Karena sistem moneter saat ini, dolar AS mewakili lebih dari 90 persen reserve dan mata uang perdagangan dunia. Kondisi ini cenderung tidak sehat apalagi Amerika Serikat cenderung meng-abuse posisi tersebut dengan menerbitkan utang berlebih yang kemudian dibiayai oleh banknote yang mereka terbitkan.
"Idealnya US dolar akan tetap menjadi mata uang penting, tetapi dunia perlu alternatif, agar otoritas moneter dan Pemerintah Amerika Serikat lebih berhati-hati mengelola ekonominya," jelas dia.
Lalu bagaimana dengan OECD? Menurutnya, ini juga pilihan yang bagus. Tetapi unsur status quo-nya masih sangat kental, misalnya untuk menjadi anggota, calon anggota harus memenuhi kriteria yang disusun dengan nilai dan parameter yang sangat Barat minded. Ada kesan pihak yang superior dan inferior. Dalam era dunia yang makin multipolar, hal seperti ini harus perlahan dihilangkan.
Untuk menjadi anggota OECD, Indonesia pun harus berjuang keras untuk dapat memenuhi kriteria tersebut, yang tidak seluruhnya relevan bagi Indonesia. Hal lain, tambahnya, pengalaman kita menunjukkan bahwa mewujudkan kerja sama ekonomi dengan negara-negara Barat juga sangat rumit.
Sebagai contoh sudah hampir 10 tahun Indonesia membahas EU-CEPA dengan EU, tetapi belum ada progress yang berarti hingga saat ini. Dan selalu muncul isu yang terkesan dicari-cari. Sementara diskusi EU dengan negara lain seperti India, Thailand, dan Vietnam terkesan lancar-lancar saja prosesnya.

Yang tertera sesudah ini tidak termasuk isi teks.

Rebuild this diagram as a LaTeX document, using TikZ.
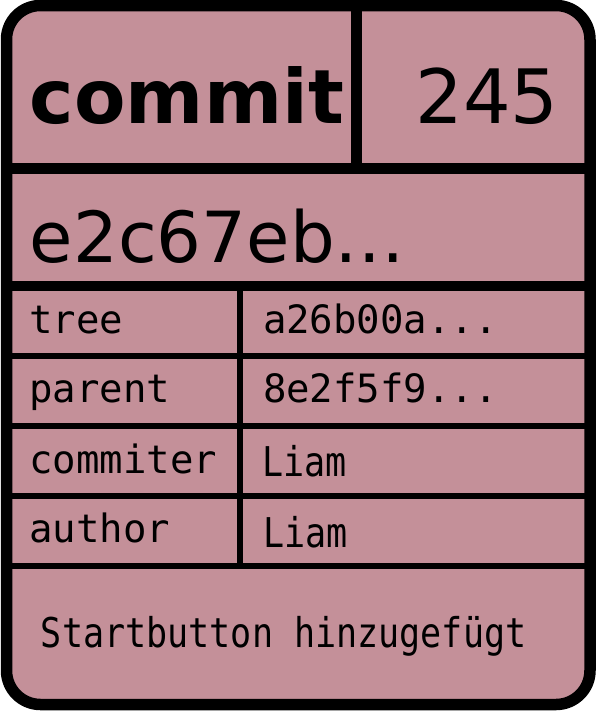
\documentclass[tikz,border=0pt]{standalone}
\usepackage{fontspec}
\newfontfamily\sansdv{DejaVu Sans}
\newfontfamily\monodv{DejaVu Sans Mono}
\newfontfamily\monodvnarrow[FakeStretch=0.855]{DejaVu Sans Mono}
\definecolor{cardfill}{RGB}{196,144,153}
\tikzset{
  frame/.style={draw=black, line width=11.5pt, fill=cardfill, rounded corners=34pt},
  heavyrule/.style={draw=black, line width=11pt, line cap=butt},
  lightrule/.style={draw=black, line width=6pt, line cap=butt},
  txt/.style={anchor=base west, inner sep=0pt, outer sep=0pt, text=black},
  title/.style={txt, font=\sansdv\bfseries\fontsize{75}{75}\selectfont},
  bignum/.style={txt, font=\sansdv\fontsize{75}{75}\selectfont},
  hash/.style={txt, font=\sansdv\fontsize{70.5}{70.5}\selectfont},
  field/.style={txt, font=\monodv\fontsize{39}{39}\selectfont},
  narrow/.style={txt, font=\monodvnarrow\fontsize{41}{41}\selectfont},
}
\begin{document}
\begin{tikzpicture}[x=1pt,y=-1pt]
\useasboundingbox (0,0) rectangle (600,713);
% card outline
\path[frame] (6.5,5.5) rectangle (590,704.5);
% header and hash separators
\draw[heavyrule] (6.5,168.5) -- (590,168.5);
\draw[heavyrule] (356.5,5.5) -- (356.5,168.5);
\draw[draw=black, line width=10pt] (6.5,285.5) -- (590,285.5);
% field table
\foreach \y in {356,426,496,566}
  \draw[lightrule] (6.5,\y) -- (590,\y);
\draw[lightrule] (240,285.5) -- (240,566);
% header
\node[title]  (kind)  at (30,123)  {commit};
\node[bignum] (size)  at (415.5,123) {245};
\node[hash]   (sha)   at (30,262)  {e2c67eb…};
% fields
\node[field]  (ktree)   at (29.5,333) {tree};
\node[field]  (vtree)   at (263,333) {a26b00a...};
\node[field]  (kparent) at (29.5,402) {parent};
\node[field]  (vparent) at (263,402) {8e2f5f9...};
\node[field]  (kcomm)   at (29.5,473) {commiter};
\node[narrow] (vcomm)   at (262.5,476) {Liam};
\node[field]  (kauth)   at (29.5,542) {author};
\node[narrow] (vauth)   at (263,547) {Liam};
% message
\node[narrow] (msg) at (41,647) {Startbutton hinzugefügt};
\end{tikzpicture}
\end{document}
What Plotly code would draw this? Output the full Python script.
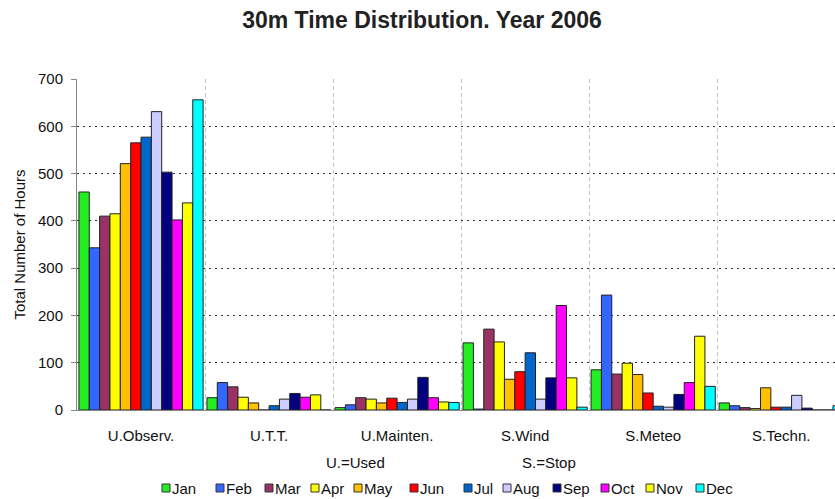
import plotly.graph_objects as go

# Hours per state category, one series per month (2006)
categories = ["U.Observ.", "U.T.T.", "U.Mainten.", "S.Wind", "S.Meteo", "S.Techn."]
months = ["Jan", "Feb", "Mar", "Apr", "May", "Jun",
          "Jul", "Aug", "Sep", "Oct", "Nov", "Dec"]

jan = [461, 26, 5, 142, 85, 15]
feb = [343, 58, 11, 2, 243, 9]
mar = [410, 49, 26, 171, 76, 5]
apr = [415, 27, 23, 144, 99, 3]
may = [521, 15, 15, 65, 75, 47]
jun = [565, 0, 25, 81, 36, 6]
jul = [577, 9, 16, 121, 8, 6]
aug = [631, 23, 23, 23, 6, 31]
sep = [503, 35, 69, 68, 33, 4]
oct_ = [402, 27, 26, 221, 58, 0]
nov = [438, 32, 17, 68, 156, 0]
dec = [656, 0, 16, 6, 50, 9]

series = [jan, feb, mar, apr, may, jun, jul, aug, sep, oct_, nov, dec]
colors = ["#22EE22", "#3366FF", "#993366", "#FFFF00", "#FFC000", "#FF0000",
          "#0066CC", "#CCCCFF", "#000080", "#FF00FF", "#FFFF00", "#00FFFF"]

FONT = "Liberation Sans, Arial, sans-serif"
W, H = 835, 499
ML, MR, MT, MB = 77, 0, 79, 89
PW, PH = W - ML - MR, H - MT - MB

fig = go.Figure()
for name, vals, col in zip(months, series, colors):
    fig.add_trace(go.Bar(
        name=name, x=categories, y=vals,
        marker=dict(color=col, line=dict(color="#222222", width=1)),
        showlegend=False,
    ))


def px_x(p):
    return (p - ML) / PW


def px_y(p):
    return (H - MB - p) / PH


# Legend row beneath the axis: swatch + month label
legend_left = [162, 216, 265, 311, 354, 410, 464, 503, 553, 601, 646, 696]
legend_y = 488
shapes = []
annotations = []
for name, col, lx in zip(months, colors, legend_left):
    shapes.append(dict(
        type="rect", xref="paper", yref="paper",
        x0=px_x(lx), x1=px_x(lx + 8),
        y0=px_y(legend_y + 4), y1=px_y(legend_y - 4),
        fillcolor=col, line=dict(color="#333333", width=1),
    ))
    annotations.append(dict(
        xref="paper", yref="paper", x=px_x(lx + 10), y=px_y(legend_y),
        xanchor="left", yanchor="middle", showarrow=False,
        text=name, font=dict(family=FONT, size=15, color="#111111"),
        borderpad=0, borderwidth=0,
    ))

# Abbreviation key
for txt, cx in [("U.=Used", 355), ("S.=Stop", 549)]:
    annotations.append(dict(
        xref="paper", yref="paper", x=px_x(cx), y=px_y(462),
        xanchor="center", yanchor="middle", showarrow=False,
        text=txt, font=dict(family=FONT, size=15, color="#111111"),
    ))

fig.update_layout(
    width=W, height=H,
    margin=dict(l=ML, r=MR, t=MT, b=MB),
    paper_bgcolor="white", plot_bgcolor="white",
    barmode="group", bargap=0.03, bargroupgap=0,
    title=dict(
        text="<b>30m Time Distribution. Year 2006</b>",
        x=422 / W, xref="container", xanchor="center",
        y=1 - 20 / H, yref="container", yanchor="middle",
        font=dict(family=FONT, size=23, color="#222222"),
    ),
    font=dict(family=FONT, size=15, color="#111111"),
    shapes=shapes,
    annotations=annotations,
)

fig.update_xaxes(
    type="category", range=[-0.5, 5.42],
    tickson="boundaries", ticks="", ticklabelstandoff=12,
    showgrid=True, gridcolor="#C4C4C4", griddash="4px,3px", gridwidth=1,
    showline=True, linecolor="#888888", linewidth=1,
    tickfont=dict(family=FONT, size=15, color="#111111"),
)
fig.update_yaxes(
    range=[0, 700], dtick=100,
    showgrid=True, gridcolor="#333333", griddash="2px,4px", gridwidth=1,
    showline=True, linecolor="#888888", linewidth=1,
    ticks="outside", ticklen=5, tickcolor="#888888", ticklabelstandoff=5,
    tickfont=dict(family=FONT, size=15, color="#111111"),
    title=dict(text="Total Number of Hours",
               font=dict(family=FONT, size=15, color="#111111"), standoff=8),
    zeroline=False,
)

fig.write_html("out.html")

"Lalu, sebaiknya kita pilih bergabung dengan OECD atau BRICS? The best scenario adalah bergabung dengan keduanya seperti yang coba dilakukan Thailand dan Turki (Turki adalah anggota OECD tetapi mendaftar menjadi anggota BRICS), karena memang tidak ada ketentuan formal yang tidak memungkinan hal ini terjadi," kata dia.
Ia menambahkan, skenario kedua yang bisa diambil adalah memilih salah satu, jika memang harus memilih. Indonesia, kata dia, bisa prioritaskan kelompok yang lebih menghargai posisi Indonesia. Indikatornya sederhana, yaitu yang paling mungkin dieksekusi dengan cepat. Jika memilih OECD, tentunya Indonesia perlu afirmasi bahwa berbagai perjanjian dagang yang masih menggantung, akan segera dituntaskan.
"The worst scenario adalah Indonesia dalam posisi digantung tidak menjadi bagian dari keduanya akibat kita ragu menentukan sikap. Kita sudah terlalu lama dalam posisi ini dan harus segera diakhiri," ujarnya.
Sebagai analogi, kata Wijayanto, jika punya dua pilihan mobil yang dua-duanya mempunyai perbedaan kualitas, tetapi masih bisa menoleransi perbedaan itu tidak jadi masalah. Maka sepatutnya Indonesia memilih mobil yang persyaratan belinya tidak bertele-tele, sehingga mobil itu bisa kita kendarai menuju tujuan yang kita impikan.
"Apa pun situasinya, langkah yang diambil oleh Pemerintah Prabowo perlu diapresiasi. Ini langkah tegas, berani, dan decicive. Mendongkrak profil internasional kita, serta meningkatkan posisi tawar kita dihadapan kelompok OECD maupun BRICS," pungkasnya.